The other posters suggested converting characters into prime numbers and multiplying them together. If you do this modulo a large prime, you get a good hash function that won't overflow. I tested the following Ruby code against the Unix word list of most English words and found no hash collisions between words that are not anagrams of one another. (On MAC OS X, this file is located here: /usr/share/dict/words.)

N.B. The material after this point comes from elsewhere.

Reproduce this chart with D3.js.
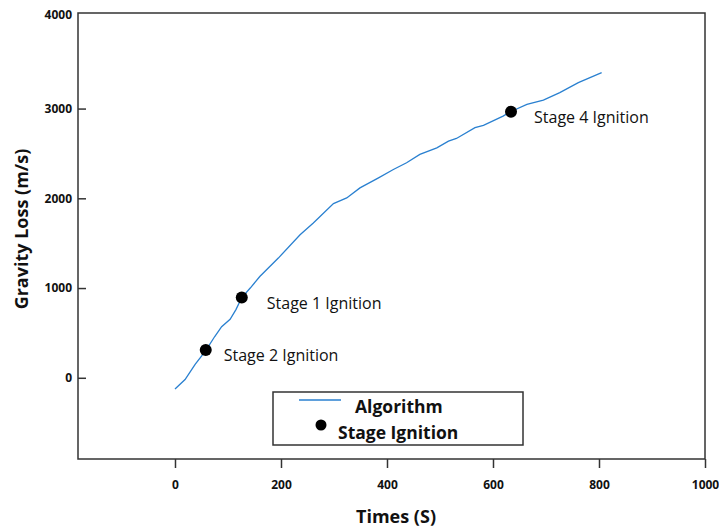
<!DOCTYPE html>
<html>
<head>
<meta charset="utf-8">
<script src="https://cdn.jsdelivr.net/npm/d3@7"></script>
<style>
  body { margin: 0; background: #fff; }
  svg { font-family: "Open Sans", sans-serif; }
</style>
</head>
<body>
<div id="chart"></div>
<script>
// gravity loss curve
const times = [0, 19, 38, 58, 75, 88, 104, 115, 126, 142, 160, 195, 236, 261, 299, 324, 349, 384, 412, 437, 462, 494, 516, 531, 566, 582, 619, 633, 664, 695, 726, 761, 805];
const losses = [-126, -20, 150, 302, 460, 570, 652, 760, 894, 1000, 1128, 1334, 1594, 1725, 1941, 2004, 2116, 2228, 2321, 2396, 2489, 2563, 2637, 2667, 2787, 2812, 2916, 2965, 3047, 3095, 3178, 3289, 3401];

const stageNames = ["Stage 2 Ignition", "Stage 1 Ignition", "Stage 4 Ignition"];
const stageTimes = [58, 126, 634];
const stageLosses = [310, 894, 2965];

const xTicks = [0, 200, 400, 600, 800, 1000];
const yTicks = [0, 1000, 2000, 3000, 4000];

const W = 719, H = 531;
const margin = { left: 78, right: 14, top: 13, bottom: 72 };

const svg = d3.select("#chart").append("svg")
  .attr("width", W)
  .attr("height", H);

const x = d3.scaleLinear().domain([-183, 1000]).range([margin.left, W - margin.right]);
const y = d3.scaleLinear().domain([-905, 4065]).range([H - margin.bottom, margin.top]);

// frame
svg.append("rect")
  .attr("x", margin.left)
  .attr("y", margin.top)
  .attr("width", W - margin.right - margin.left)
  .attr("height", H - margin.bottom - margin.top)
  .attr("fill", "none")
  .attr("stroke", "#333")
  .attr("stroke-width", 1.5);

// x axis, ticks outward
const xAxis = svg.append("g")
  .attr("transform", "translate(0," + (H - margin.bottom) + ")")
  .call(d3.axisBottom(x).tickValues(xTicks).tickSize(9).tickPadding(12).tickFormat(d3.format("d")));
xAxis.select(".domain").remove();
xAxis.selectAll("line").attr("stroke", "#333").attr("stroke-width", 1.5);
xAxis.selectAll("text")
  .attr("font-size", 12)
  .attr("font-weight", "bold")
  .attr("fill", "#111")
  .attr("font-family", "'Open Sans', sans-serif");

// y axis, ticks inward
const yAxis = svg.append("g")
  .attr("transform", "translate(" + margin.left + ",0)")
  .call(d3.axisLeft(y).tickValues(yTicks).tickSize(-8).tickPadding(6).tickFormat(d3.format("d")));
yAxis.select(".domain").remove();
yAxis.selectAll("line").attr("stroke", "#333").attr("stroke-width", 1.5)
  .filter(d => d === 4000).remove();
yAxis.selectAll("text")
  .attr("font-size", 12)
  .attr("font-weight", "bold")
  .attr("fill", "#111")
  .attr("font-family", "'Open Sans', sans-serif");
// top label sits on the frame line
yAxis.selectAll(".tick").filter(d => d === 4000).select("text").attr("dy", "-0.05em");

// axis titles
svg.append("text")
  .attr("x", 396)
  .attr("y", 523)
  .attr("text-anchor", "middle")
  .attr("font-size", 18)
  .attr("font-weight", "bold")
  .attr("fill", "#111")
  .text("Times (S)");

svg.append("text")
  .attr("transform", "translate(28,229) rotate(-90)")
  .attr("text-anchor", "middle")
  .attr("font-size", 18)
  .attr("font-weight", "bold")
  .attr("fill", "#111")
  .text("Gravity Loss (m/s)");

// curve
const pts = times.map((t, i) => [t, losses[i]]);
const line = d3.line().x(d => x(d[0])).y(d => y(d[1]));
svg.append("path")
  .datum(pts)
  .attr("d", line)
  .attr("fill", "none")
  .attr("stroke", "#2a80d0")
  .attr("stroke-width", 1.3);

// stage ignition markers
const stages = stageNames.map((n, i) => ({ name: n, t: stageTimes[i], v: stageLosses[i] }));
const labelDx = [18, 25, 23];
const g = svg.append("g").selectAll("g").data(stages).enter().append("g");
g.append("circle")
  .attr("cx", d => x(d.t))
  .attr("cy", d => y(d.v))
  .attr("r", 6)
  .attr("fill", "#000");
g.append("text")
  .attr("x", (d, i) => x(d.t) + labelDx[i])
  .attr("y", d => y(d.v) + 11)
  .attr("font-size", 16)
  .attr("fill", "#111")
  .text(d => d.name);

// legend
const legend = svg.append("g");
legend.append("rect")
  .attr("x", 273).attr("y", 392)
  .attr("width", 250).attr("height", 53)
  .attr("fill", "#fff")
  .attr("stroke", "#333")
  .attr("stroke-width", 1.5);
legend.append("line")
  .attr("x1", 299).attr("x2", 341)
  .attr("y1", 400).attr("y2", 400)
  .attr("stroke", "#2a80d0")
  .attr("stroke-width", 1.3);
legend.append("text")
  .attr("x", 355).attr("y", 413)
  .attr("font-size", 17.5)
  .attr("font-weight", "bold")
  .attr("fill", "#111")
  .text("Algorithm");
legend.append("circle")
  .attr("cx", 321).attr("cy", 425)
  .attr("r", 5.5)
  .attr("fill", "#000");
legend.append("text")
  .attr("x", 338).attr("y", 439)
  .attr("font-size", 17.5)
  .attr("font-weight", "bold")
  .attr("fill", "#111")
  .text("Stage Ignition");
</script>
</body>
</html>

My word_hash function takes the ordinal value of each character mod 32. This will make sure that uppercase and lowercase letters have the same code. The large prime I use is 2^58 - 27. Any large prime will do so long as it is less than 2^64 / A where A is my alphabet size. I am using 32 as my alphabet size, so this means I can't use a number larger than about 2^59 - 1. Since ruby uses one bit for sign and a second bit to indicate if the value is a number or an object, I lose a bit over other languages.

def word_hash(w)
  # 32 prime numbers so we can use x.ord % 32. Doing this, 'A' and 'a' get the same hash value, 'B' matches 'b', etc for all the upper and lower cased characters.
  # Punctuation gets assigned values that overlap the letters, but we don't care about that much.
  primes = [2,3,5,7,11,13,17,19,23,29,31,37,41,43,47,53,59,61,67,71,73,79,83,89,97,101,103,107,109,113,127,131]
  # Use a large prime number as modulus. It must be small enough so that it will not overflow if multiplied by 32 (2^5). 2^64 / 2^5 equals 2^59, so we go a little lower.
  prime_modulus = (1 << 58) - 27
  h = w.chars.reduce(1) { |memo,letter| memo * primes[letter.ord % 32] % prime_modulus; }
end

words = (IO.readlines "/usr/share/dict/words").map{|word| word.downcase.chomp}.uniq
wordcount = words.size
anagramcount = words.map { |w| w.chars.sort.join }.uniq.count

whash = {}
inverse_hash = {}
words.each do |w|
  h = word_hash(w)
  whash[w] = h
  x = inverse_hash[h]
  if x && x.each_char.sort.join != w.each_char.sort.join
    puts "Collision between #{w} and #{x}"
  else
    inverse_hash[h] = w
  end
end
hashcount = whash.values.uniq.size
puts "Unique words (ignoring capitalization) = #{wordcount}. Unique anagrams = #{anagramcount}. Unique hash values = #{hashcount}."